Drug Courts a Win-Win in Many States

Drug Courts a Win-Win in Many States

Plagued by denial, drug addicts are infamous for refusing to get help. But when faced with the threat of jail time, many addicts will agree to the treatment in lieu of incarceration offered by some drug courts. While some will return to drugs or alcohol, studies show that drug court programs by and large have been a win-win for all involved.

What Is Drug Court?

Drug courts give nonviolent substance abuse offenders the opportunity to receive drug rehab treatment in place of jail time, or in some cases probation.

The first drug court was established in Florida in 1989. As a result of its success, more than 2,140 drug courts have begun operating throughout the U.S. Now, roughly 120,000 individuals are treated for addiction annually because of a drug court program.

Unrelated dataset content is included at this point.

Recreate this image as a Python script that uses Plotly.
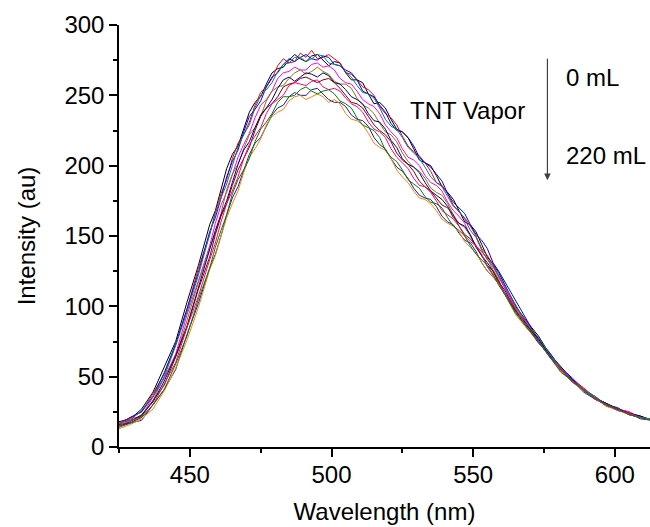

What to Expect in Drug Court

There are a variety of drug court models, but most require the following:

  • Participation in an inpatient or outpatient drug rehab treatment program
  • Random drug testing
  • Regular check-ins with the drug court judge and court administrators
  • Monitoring and reporting by the drug rehab treatment program
  • Escalating sanctions if the judge’s orders are not followed

In some cases, judges may also order community service, holding down a job and avoiding additional arrests.

Benefits of Drug Court

More than 10 years of research suggests that drug court is beneficial for addicts, their families, the court system and the public. Benefits of drug court programs include:

  • Treatment gives people the opportunity to contribute to society by working, paying taxes and taking care of their families.
  • Drug court programs are less costly than incarceration. Studies show the typical cost savings range from $3,000 to $12,000 per offender, for a total of $7 to $9 million per year.
  • Drug court programs reduce crime and re-arrests. The recidivism rate for offenders outside the drug court system is around 48 percent, compared to 4-29 percent among those in a drug court program.
  • The criminal justice system will have more resources to tackle cases against violent criminals.
  • Drug court programs break the cycle of addiction and criminal behavior.

Because of these benefits, there is a movement to expand the reach of drug courts to every community throughout the U.S. While many people need the wake-up call of “hitting bottom,” they also need addiction treatment once they have reached their lowest point.